FM to clear merger of SBI, 2 associate banks

Written by Sunny Verma | Subhomoy Bhattacharjee | New Delhi | Updated: Aug 3 2011, 09:27am hrs
As part of its banking consolidation plans, the government plans to announce the merger of State Bank of Patiala (SBP) and State Bank of Hyderabad (SBH) with parent State Bank of India (SBI) soon. Finance minister Pranab Mukherjee is expected to give the go-ahead for merging the two unlisted associate banks with SBI when he meets the banks management on August 6 in Mumbai.

I hope to bring at least two associate banks of SBI within its fold in this (fiscal) year, Pranab Mukherjee told reporters at his office last week.
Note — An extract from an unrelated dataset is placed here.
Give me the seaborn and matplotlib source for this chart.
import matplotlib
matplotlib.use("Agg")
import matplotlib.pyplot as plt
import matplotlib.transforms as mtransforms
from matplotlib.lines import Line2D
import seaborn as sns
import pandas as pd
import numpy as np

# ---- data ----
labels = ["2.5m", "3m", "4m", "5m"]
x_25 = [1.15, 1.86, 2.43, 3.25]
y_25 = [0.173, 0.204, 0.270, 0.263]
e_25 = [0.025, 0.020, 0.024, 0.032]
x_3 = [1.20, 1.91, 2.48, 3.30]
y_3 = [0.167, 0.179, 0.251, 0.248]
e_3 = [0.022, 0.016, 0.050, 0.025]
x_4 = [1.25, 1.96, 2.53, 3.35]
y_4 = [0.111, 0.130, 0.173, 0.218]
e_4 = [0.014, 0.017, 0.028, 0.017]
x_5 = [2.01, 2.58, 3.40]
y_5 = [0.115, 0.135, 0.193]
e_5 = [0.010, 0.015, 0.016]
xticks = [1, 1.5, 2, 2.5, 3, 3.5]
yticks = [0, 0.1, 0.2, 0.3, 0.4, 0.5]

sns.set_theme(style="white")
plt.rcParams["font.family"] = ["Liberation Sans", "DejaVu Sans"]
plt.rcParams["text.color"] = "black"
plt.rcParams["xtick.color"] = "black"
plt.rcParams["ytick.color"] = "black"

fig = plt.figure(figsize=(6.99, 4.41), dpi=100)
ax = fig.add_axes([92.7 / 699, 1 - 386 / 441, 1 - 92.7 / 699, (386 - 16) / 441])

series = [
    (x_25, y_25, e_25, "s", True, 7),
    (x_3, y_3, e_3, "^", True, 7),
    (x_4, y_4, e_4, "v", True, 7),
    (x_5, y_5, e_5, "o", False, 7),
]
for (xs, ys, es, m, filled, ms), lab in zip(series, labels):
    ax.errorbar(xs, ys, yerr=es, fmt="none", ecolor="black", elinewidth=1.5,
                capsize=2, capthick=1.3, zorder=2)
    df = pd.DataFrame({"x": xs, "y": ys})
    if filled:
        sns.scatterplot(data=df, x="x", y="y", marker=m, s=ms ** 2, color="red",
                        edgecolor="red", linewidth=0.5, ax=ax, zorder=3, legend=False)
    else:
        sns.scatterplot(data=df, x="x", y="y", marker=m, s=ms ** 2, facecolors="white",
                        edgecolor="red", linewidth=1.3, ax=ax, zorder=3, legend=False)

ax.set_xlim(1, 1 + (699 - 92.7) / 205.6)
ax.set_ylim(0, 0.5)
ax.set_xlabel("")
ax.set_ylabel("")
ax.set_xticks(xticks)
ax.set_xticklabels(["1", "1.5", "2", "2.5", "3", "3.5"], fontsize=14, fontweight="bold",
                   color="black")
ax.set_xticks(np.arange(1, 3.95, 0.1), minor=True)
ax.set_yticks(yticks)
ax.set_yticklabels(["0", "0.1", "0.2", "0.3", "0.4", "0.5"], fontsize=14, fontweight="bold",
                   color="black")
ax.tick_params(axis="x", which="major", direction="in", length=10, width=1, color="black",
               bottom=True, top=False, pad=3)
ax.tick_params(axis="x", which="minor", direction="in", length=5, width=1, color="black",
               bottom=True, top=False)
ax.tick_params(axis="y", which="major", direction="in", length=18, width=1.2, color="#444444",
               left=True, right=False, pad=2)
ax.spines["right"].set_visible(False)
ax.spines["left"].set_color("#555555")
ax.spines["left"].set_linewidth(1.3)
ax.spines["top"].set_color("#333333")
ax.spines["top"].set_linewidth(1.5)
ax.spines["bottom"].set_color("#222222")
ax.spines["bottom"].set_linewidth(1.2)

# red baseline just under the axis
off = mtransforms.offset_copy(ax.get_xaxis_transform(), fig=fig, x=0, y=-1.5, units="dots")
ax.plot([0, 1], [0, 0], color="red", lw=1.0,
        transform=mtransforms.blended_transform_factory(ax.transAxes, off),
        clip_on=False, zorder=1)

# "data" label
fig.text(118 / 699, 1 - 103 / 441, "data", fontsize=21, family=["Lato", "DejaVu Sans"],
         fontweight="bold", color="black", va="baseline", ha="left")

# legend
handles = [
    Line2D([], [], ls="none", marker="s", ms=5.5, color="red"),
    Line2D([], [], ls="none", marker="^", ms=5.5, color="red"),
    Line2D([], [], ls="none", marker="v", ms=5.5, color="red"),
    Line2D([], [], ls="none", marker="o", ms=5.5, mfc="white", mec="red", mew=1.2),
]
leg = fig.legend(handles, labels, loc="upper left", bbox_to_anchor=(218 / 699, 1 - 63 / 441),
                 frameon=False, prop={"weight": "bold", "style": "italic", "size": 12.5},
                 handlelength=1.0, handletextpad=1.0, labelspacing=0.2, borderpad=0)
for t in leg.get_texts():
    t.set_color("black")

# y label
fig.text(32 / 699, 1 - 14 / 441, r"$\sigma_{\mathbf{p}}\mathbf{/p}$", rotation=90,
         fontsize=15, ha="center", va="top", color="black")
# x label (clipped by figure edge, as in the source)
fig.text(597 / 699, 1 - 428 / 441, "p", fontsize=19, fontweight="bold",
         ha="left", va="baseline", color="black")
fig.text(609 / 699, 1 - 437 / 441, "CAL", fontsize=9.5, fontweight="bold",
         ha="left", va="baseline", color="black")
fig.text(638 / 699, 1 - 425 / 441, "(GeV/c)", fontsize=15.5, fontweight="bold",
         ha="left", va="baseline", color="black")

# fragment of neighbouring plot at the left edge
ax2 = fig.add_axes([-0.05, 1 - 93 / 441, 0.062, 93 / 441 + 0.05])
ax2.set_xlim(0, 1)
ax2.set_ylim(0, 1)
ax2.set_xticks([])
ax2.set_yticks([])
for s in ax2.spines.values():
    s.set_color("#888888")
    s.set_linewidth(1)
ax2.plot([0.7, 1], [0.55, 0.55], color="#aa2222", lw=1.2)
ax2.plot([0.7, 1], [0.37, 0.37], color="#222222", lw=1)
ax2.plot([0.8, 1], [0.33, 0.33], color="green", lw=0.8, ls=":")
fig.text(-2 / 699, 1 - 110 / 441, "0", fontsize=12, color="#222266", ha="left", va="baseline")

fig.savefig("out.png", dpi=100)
FE learnt from top sources that the two banks are SBP and SBH.

The mergers will provide space for SBI to expand lending as Indias largest bank without forcing the government to take a call on reducing its shareholding in the bank below 55%.
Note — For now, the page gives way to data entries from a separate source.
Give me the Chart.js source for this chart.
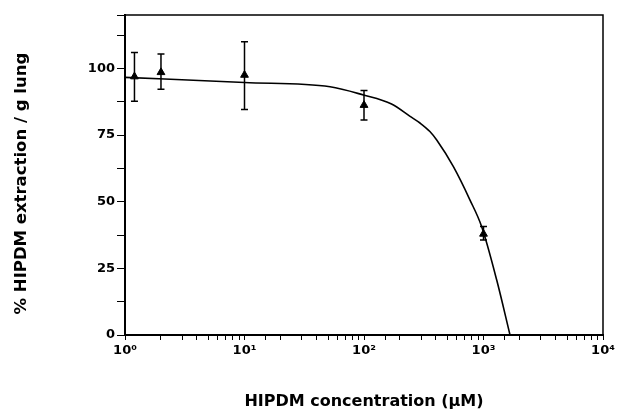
<!DOCTYPE html>
<html>
  <head>
    <title>HIPDM extraction</title>
    <script src="https://cdn.jsdelivr.net/npm/chart.js@4.4.1/dist/chart.umd.min.js"></script>
    <style>
      html, body { margin: 0; padding: 0; background: #fff; }
      #wrap { width: 618px; height: 415px; }
    </style>
  </head>
  <body>
    <div id="wrap"><canvas id="canvas"></canvas></div>
    <script>
      // measured points (µM, % extraction) with error bar ends
      const concentration = [1.2, 2, 10, 100, 1000];
      const extraction = [96.9, 98.5, 97.5, 86.2, 37.9];
      const errLow = [87.7, 92.2, 84.6, 80.6, 35.6];
      const errHigh = [105.9, 105.4, 110, 91.7, 40.7];

      // fitted curve
      const curveX = [1, 10, 52, 99, 170, 243, 294, 356, 406, 560, 771, 966, 1290, 1667];
      const curveY = [96.6, 94.7, 93.1, 90.0, 86.6, 82.0, 79.5, 76.3, 73.1, 63.1, 50.6, 40.6, 20.6, 0];

      const yTicks = [0, 25, 50, 75, 100];
      const sup = { 0: '⁰', 1: '¹', 2: '²', 3: '³', 4: '⁴' };

      const pts = concentration.map((x, i) => ({ x, y: extraction[i] }));
      const curve = curveX.map((x, i) => ({ x, y: curveY[i] }));

      // frame round the plot + error bars from the scales
      const extras = {
        id: 'extras',
        afterDatasetsDraw(chart) {
          const { ctx, chartArea: a, scales } = chart;
          ctx.save();
          ctx.strokeStyle = '#000';
          ctx.lineWidth = 1.5;
          ctx.beginPath();
          ctx.moveTo(a.left, a.top);
          ctx.lineTo(a.right, a.top);
          ctx.lineTo(a.right, a.bottom);
          ctx.stroke();
          concentration.forEach((c, i) => {
            const x = scales.x.getPixelForValue(c);
            const y1 = scales.y.getPixelForValue(errLow[i]);
            const y2 = scales.y.getPixelForValue(errHigh[i]);
            ctx.beginPath();
            ctx.moveTo(x, y1); ctx.lineTo(x, y2);
            ctx.moveTo(x - 3.5, y1); ctx.lineTo(x + 3.5, y1);
            ctx.moveTo(x - 3.5, y2); ctx.lineTo(x + 3.5, y2);
            ctx.stroke();
          });
          ctx.restore();
        }
      };

      new Chart(document.getElementById('canvas'), {
        type: 'scatter',
        data: {
          datasets: [
            {
              label: 'fit',
              data: curve,
              showLine: true,
              borderColor: '#000',
              borderWidth: 1.6,
              pointRadius: 0,
              cubicInterpolationMode: 'monotone'
            },
            {
              label: 'data',
              data: pts,
              pointStyle: 'triangle',
              pointRadius: 4.5,
              backgroundColor: '#000',
              borderColor: '#000'
            }
          ]
        },
        options: {
          responsive: true,
          maintainAspectRatio: false,
          animation: false,
          layout: { padding: { top: 15, right: 15, left: 0, bottom: 0 } },
          plugins: { legend: { display: false }, tooltip: { enabled: false } },
          scales: {
            x: {
              type: 'logarithmic',
              min: 1,
              max: 10000,
              border: { color: '#000', width: 2 },
              grid: { drawOnChartArea: false, color: '#000', tickLength: 5 },
              ticks: {
                color: '#000',
                font: { family: 'DejaVu Sans', weight: 'bold', size: 13 },
                maxRotation: 0,
                autoSkip: false,
                callback(v) {
                  const e = Math.log10(v);
                  return Number.isInteger(e) ? '10' + sup[e] : '';
                }
              },
              title: {
                display: true,
                text: 'HIPDM concentration (µM)',
                color: '#000',
                font: { family: 'DejaVu Sans', weight: 'bold', size: 16 },
                padding: { top: 16 }
              },
              afterFit(s) { s.height = 80; }
            },
            y: {
              min: 0,
              max: 120,
              border: { color: '#000', width: 2 },
              grid: { drawOnChartArea: false, color: '#000', tickLength: 8 },
              ticks: {
                stepSize: 12.5,
                padding: 2,
                color: '#000',
                font: { family: 'DejaVu Sans', weight: 'bold', size: 13 },
                callback(v) { return yTicks.includes(v) ? v : ''; }
              },
              title: {
                display: true,
                text: '% HIPDM extraction / g lung   ',
                color: '#000',
                font: { family: 'DejaVu Sans', weight: 'bold', size: 16.5 },
                padding: { top: 12, bottom: 30 }
              },
              afterFit(s) { s.width = 125; }
            }
          }
        },
        plugins: [extras]
      });
    </script>
  </body>
</html>
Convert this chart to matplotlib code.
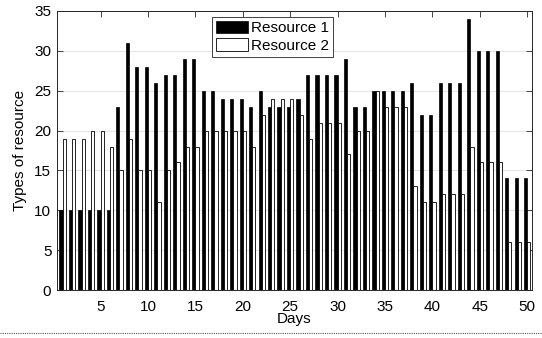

Reducing government stake in SBI below majority is taboo for the Congress, as it will mean disowning a legacy from the days of Indira Gandhi, who had nationalised 23 banks in two phases in 1969 and 1980. (SBI was nationalised earlier).

As an interim alternative, in the run-up to this years Budget, the government had tried to implement a golden share formula, which was essentially a differential voting rights plan. But the government discarded the plan after major domestic and foreign investors panned the proposal. Investors pointed out it would be read as a sign of the governments latent ability to block any move by the bank's board, even after it is approved by other shareholders. This will hurt its share valuation too.

Both SBP and SBH are fully owned subsidiaries; so post-merger, SBI will book the profits after liquidating the shares of these two. The healthy reserves (see chart) will also appear on SBI books, which means a potential net addition of R9,000 crore. SBI has approached the government for approving a rights issue of R20,000 crore to finance its loan book.

SBI also has a much higher proportion of net NPA when compared with the two subsidiaries. This is a net positive for the bank and will push up SBIs capital base after merger. Also, there is no cash outgo from the bank for the mergers, (unlike for its listed subsidiaries) something it could not afford to now with profits collapsing to just R20 crore in the fourth quarter of 2010-11.

In effect, the merger will give SBI more room to lend and expand without any need for equity contribution from the government.

With loans projected to grow 20% this fiscal, SBIs capital base has to grow correspondingly to keep pace. This means the government, in turn, has to pump in more equity to keep its shareholding in SBI at least 55%. Government currently owns 59.4% in SBI. A government source said the limit on SBIs financing ability has become a matter of deep concern within the finance ministry.

Merging the two associates with SBI, therefore, means the latter can postpone its capital-raising plan, or raise capital in a manner that the government is not required to contribute any funds, say a debt issue.

The acquisition can be carried through a cabinet order sanctioning the scheme of acquisition similar to the way SBI acquired its Gujarat-based associate State Bank of Saurashtra in July 2008, and State Bank of Indore in August 2010.

Acquisition of the three other listed banks involving external shareholders is expected to take time. SBI has 75% stake each in State Bank of Travancore and in State Bank of Bikaner and Jaipur, while it owns 92.33% in State Bank of Mysore.

The clincher is the higher capital adequacy ratio (CAR) of these two banks compared with SBI. The two had ratios of 13.35% and 13.41% respectively as on March 31, 2011, when SBIs ratio was 11.98%.